El proyecto de ley oficial está en gran medida fundado en (y a su vez abona) esta opinión: allí está para probarlo la exaltación del rol de las ONGs y del estado, en detrimento de las “empresas privadas”, que llega al extremo de limitar su campo de acción al 33% del total de los medios.

El supuesto es que una ONG, sea un sindicato, un organismo de derechos humanos o una fundación religiosa, será una expresión más auténtica de la sociedad y estará más comprometida con la verdad y con brindar información fidedigna que una entidad cuyo fin último es ganar plata. No hay que descartar que este haya sido uno de los motivos que llevó a los socialistas, igual que a otros grupos de centroizquierda, a votar el proyecto en Diputados.

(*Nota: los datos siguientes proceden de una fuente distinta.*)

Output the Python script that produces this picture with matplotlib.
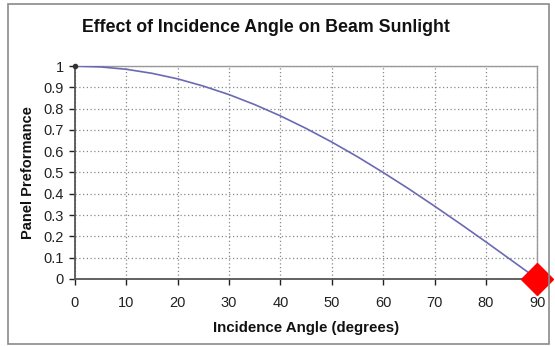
import matplotlib
matplotlib.use('Agg')

import matplotlib.pyplot as plt
from matplotlib.patches import Rectangle

# Performance relative to normal incidence, read every 5 degrees
angulos = [0, 5, 10, 15, 20, 25, 30, 35, 40, 45, 50, 55, 60, 65, 70, 75, 80, 85, 90]
desempenho = [1.0, 0.996, 0.985, 0.966, 0.94, 0.906, 0.866, 0.819, 0.766, 0.707,
              0.643, 0.574, 0.5, 0.423, 0.342, 0.259, 0.174, 0.087, 0.0]

# Highlighted point at grazing incidence
ponto_x = [90]
ponto_y = [0.0]

xticks = [0, 10, 20, 30, 40, 50, 60, 70, 80, 90]
yticks = [0, 0.1, 0.2, 0.3, 0.4, 0.5, 0.6, 0.7, 0.8, 0.9, 1]
ytick_labels = ['0', '0.1', '0.2', '0.3', '0.4', '0.5', '0.6', '0.7', '0.8', '0.9', '1']

plt.rcParams['font.family'] = ['Liberation Sans', 'DejaVu Sans']

fig = plt.figure(figsize=(5.55, 3.46), dpi=100)
fig.patch.set_facecolor('white')

# moldura externa do gráfico
fig.patches.append(Rectangle((8 / 555, 2 / 346), 541 / 555, 340 / 346,
                             transform=fig.transFigure, fill=False,
                             edgecolor='#8a8a8a', linewidth=1.2))

ax = fig.add_axes([0.135, 0.194, 0.833, 0.615])
ax.plot(angulos, desempenho, color='#6a6ab4', linewidth=1.2, zorder=3)
ax.plot(angulos[:1], desempenho[:1], marker='o', markersize=3, color='#333333',
        linestyle='none', zorder=4, clip_on=False)
ax.plot(ponto_x, ponto_y, marker='D', markersize=16.5, color='#ff0000',
        linestyle='none', zorder=5, clip_on=False)

ax.set_xlim(0, 90)
ax.set_ylim(0, 1)
ax.set_xticks(xticks)
ax.set_yticks(yticks)
ax.set_yticklabels(ytick_labels)
ax.tick_params(axis='both', labelsize=10.5, colors='#222222', length=4,
               width=1, pad=8)
ax.tick_params(axis='x', direction='out')
ax.tick_params(axis='y', direction='out', pad=4)
for lbl in ax.get_xticklabels() + ax.get_yticklabels():
    lbl.set_color('#222222')

ax.grid(True, linestyle=(0, (1, 2)), color='#888888', linewidth=0.9)
ax.set_axisbelow(True)

for lado in ['left', 'bottom']:
    ax.spines[lado].set_color('#555555')
    ax.spines[lado].set_linewidth(1.3)
for lado in ['top', 'right']:
    ax.spines[lado].set_color('#999999')
    ax.spines[lado].set_linewidth(1.0)

fig.suptitle('Effect of Incidence Angle on Beam Sunlight', x=266 / 555,
             y=1 - 27 / 346, va='center', fontsize=12.8, fontweight='bold',
             color='#111111')
ax.set_xlabel('Incidence Angle (degrees)', fontsize=10.8, fontweight='bold',
              color='#111111', labelpad=8)
ax.set_ylabel('Panel Preformance', fontsize=10.5, fontweight='bold',
              color='#111111', labelpad=6)

plt.savefig('out.png', dpi=100, facecolor='white')
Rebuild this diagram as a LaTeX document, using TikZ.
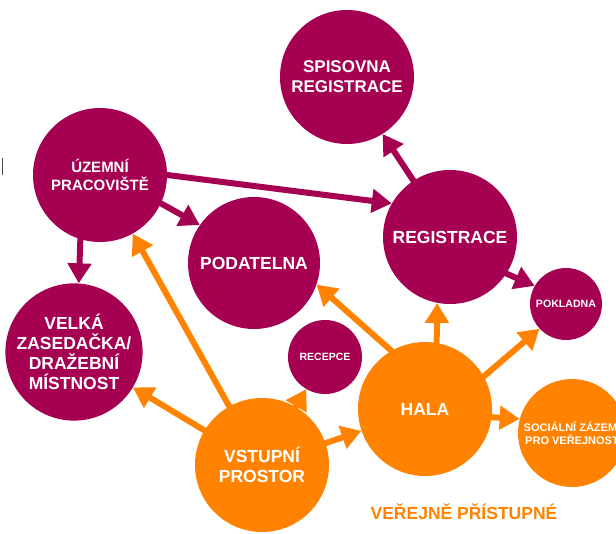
\documentclass[tikz,border=0pt]{standalone}
\usepackage{fontspec}
\setmainfont{Liberation Sans}
\usetikzlibrary{arrows.meta,backgrounds}
\definecolor{plum}{RGB}{165,0,82}
\definecolor{org}{RGB}{255,131,0}
\begin{document}
\begin{tikzpicture}[x=1pt,y=-1pt,
  room/.style={circle,inner sep=0pt,text=white,align=center},
  plumroom/.style={room,fill=plum},
  orgroom/.style={room,fill=org},
  big/.style={font=\bfseries\fontsize{17.5}{20}\selectfont},
  pa/.style={draw=plum,line width=6pt,shorten <=-4pt,-{Triangle[length=20pt,width=23pt]}},
  oa/.style={draw=org,line width=6pt,shorten <=-4pt,-{Triangle[length=20pt,width=23pt]}}]
\useasboundingbox (0,0) rectangle (616,534);
\node[plumroom,minimum size=134pt,font=\bfseries\fontsize{17}{20}\selectfont] (spis) at (347,77) {SPISOVNA\\REGISTRACE};
\node[plumroom,minimum size=134pt,font=\bfseries\fontsize{15}{18}\selectfont] (uz) at (100,175) {ÚZEMNÍ\\PRACOVIŠTĚ};
\node[plumroom,minimum size=132pt,big] (pod) at (254,263) {PODATELNA};
\node[plumroom,minimum size=134pt,big] (reg) at (450,237) {REGISTRACE};
\node[plumroom,minimum size=72pt,font=\bfseries\fontsize{10.6}{12}\selectfont] (pok) at (566,304) {POKLADNA};
\node[plumroom,minimum size=132pt,big] (velka) at (74,352) {VELKÁ\\ZASEDAČKA/\\DRAŽEBNÍ\\MÍSTNOST};
\node[plumroom,minimum size=74pt,font=\bfseries\fontsize{10.5}{12}\selectfont] (rec) at (325,357) {RECEPCE};
\node[orgroom,minimum size=134pt,big] (hala) at (425,409) {HALA};
\node[orgroom,minimum size=108pt,font=\bfseries\fontsize{11}{13}\selectfont] (soc) at (572,433) {SOCIÁLNÍ ZÁZEMÍ\\PRO VEŘEJNOST};
\node[orgroom,minimum size=134pt,big] (vst) at (262,465) {VSTUPNÍ\\PROSTOR};
\node[text=org,big,inner sep=0pt] (pub) at (464,512) {VEŘEJNĚ PŘÍSTUPNÉ};
\fill[black!70] (1.5,158) rectangle (3.2,175);
\begin{scope}[on background layer]
\draw[pa] (uz.0) -- (reg.150);
\draw[pa] (uz.-25) -- (pod.145);
\draw[pa] (uz.-107) -- (velka.86);
\draw[pa] (reg.123) -- (spis.-58);
\draw[pa] (reg.-33) -- (pok.150);
\draw[oa] (vst) -- (uz);
\draw[oa] (vst) -- (velka);
\draw[oa] (vst) -- (rec);
\draw[oa] (vst) -- (hala);
\draw[oa] (hala.120) -- (pod.-19);
\draw[oa] (hala.80) -- (reg.-101);
\draw[oa] (hala.29) -- (pok.-137);
\draw[oa] (hala.-7) -- (soc.165);
\end{scope}
\end{tikzpicture}
\end{document}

Sin embargo, el supuesto en cuestión no resiste el menor examen crítico: podría muy bien argumentarse lo contrario, que sólo a un empresario de medios que le interese exclusivamente ganar dinero le resultará indiferente que su empresa difunda una u otra verdad, siempre que le permita ganar credibilidad, es decir, fortalecer su prestigio como órgano independiente y por tanto engrosar su audiencia; en tanto a una facción o grupo de interés, por más noble que sea, siempre le interesará dar y sostener su versión de las cosas, y por tanto le resultará hasta imprescindible negar hechos, informaciones o versiones que la contradigan.

Esta ha sido, agreguemos, la experiencia de los últimos cien años en las democracias desarrolladas, que pasaron de contar con órganos de facción (periódicos partidarios, radios confesionales y cosas por el estilo) a un sistema de medios esencialmente empresario.

Desconocer esta experiencia, y querer inventar un espacio público donde “la sociedad se informe a sí misma” no sólo es antimoderno y absurdamente anticapitalista, confunde la necesaria desconcentración con la muy inconveniente faccionalización de la información pública; e ignora el hecho de que en el mundo actual, de los tres recursos más gravitantes y peligrosos, el poder, el dinero y el saber, el primero es el más fácil de monopolizar, y los otros dos necesariamente deben aliarse para refrenarlo.